**Short problem**
Leave out the pictures and repeat the data exactly.

**Dataset excerpt**
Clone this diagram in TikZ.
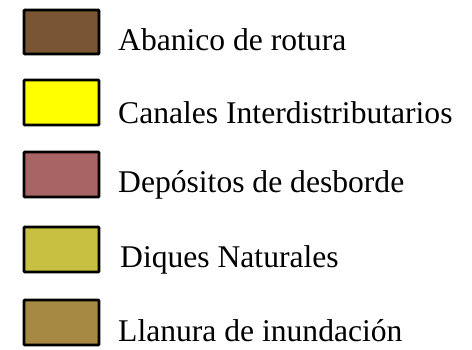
\documentclass[tikz,border=0pt]{standalone}
\usepackage{fontspec}
\setmainfont{Liberation Serif}
\definecolor{cabanico}{RGB}{122,85,51}
\definecolor{ccanales}{RGB}{255,255,0}
\definecolor{cdesborde}{RGB}{168,100,100}
\definecolor{cdiques}{RGB}{200,192,64}
\definecolor{cllanura}{RGB}{166,138,68}
\begin{document}
\begin{tikzpicture}[x=1pt,y=-1pt,
  swatch/.style={draw=black,line width=2.6pt,rounded corners=0.8pt},
  lbl/.style={anchor=base west,inner sep=0pt,font=\fontsize{31.6}{36}\selectfont}]
\useasboundingbox (0,0) rectangle (472,349);
\filldraw[swatch,fill=cabanico] (24,10) rectangle (99,54);
\filldraw[swatch,fill=ccanales] (24,80) rectangle (99,125);
\filldraw[swatch,fill=cdesborde] (24,152) rectangle (99,197);
\filldraw[swatch,fill=cdiques] (24,227) rectangle (99,272);
\filldraw[swatch,fill=cllanura] (24,300) rectangle (99,345);
\node[lbl] (t1) at (118,50.5) {Abanico de rotura};
\node[lbl] (t2) at (118,123) {Canales Interdistributarios};
\node[lbl] (t3) at (118,192) {Depósitos de desborde};
\node[lbl] (t4) at (120,267) {Diques Naturales};
\node[lbl] (t5) at (118,341.5) {Llanura de inundación};
\end{tikzpicture}
\end{document}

**The answer**
Clone this diagram in TikZ.
\documentclass[tikz,border=0pt]{standalone}
\usepackage{fontspec}
\setmainfont{Liberation Serif}
\definecolor{cabanico}{RGB}{122,85,51}
\definecolor{ccanales}{RGB}{255,255,0}
\definecolor{cdesborde}{RGB}{168,100,100}
\definecolor{cdiques}{RGB}{200,192,64}
\definecolor{cllanura}{RGB}{166,138,68}
\begin{document}
\begin{tikzpicture}[x=1pt,y=-1pt,
  swatch/.style={draw=black,line width=2.6pt,rounded corners=0.8pt},
  lbl/.style={anchor=base west,inner sep=0pt,font=\fontsize{31.6}{36}\selectfont}]
\useasboundingbox (0,0) rectangle (472,349);
\filldraw[swatch,fill=cabanico] (24,10) rectangle (99,54);
\filldraw[swatch,fill=ccanales] (24,80) rectangle (99,125);
\filldraw[swatch,fill=cdesborde] (24,152) rectangle (99,197);
\filldraw[swatch,fill=cdiques] (24,227) rectangle (99,272);
\filldraw[swatch,fill=cllanura] (24,300) rectangle (99,345);
\node[lbl] (t1) at (118,50.5) {Abanico de rotura};
\node[lbl] (t2) at (118,123) {Canales Interdistributarios};
\node[lbl] (t3) at (118,192) {Depósitos de desborde};
\node[lbl] (t4) at (120,267) {Diques Naturales};
\node[lbl] (t5) at (118,341.5) {Llanura de inundación};
\end{tikzpicture}
\end{document}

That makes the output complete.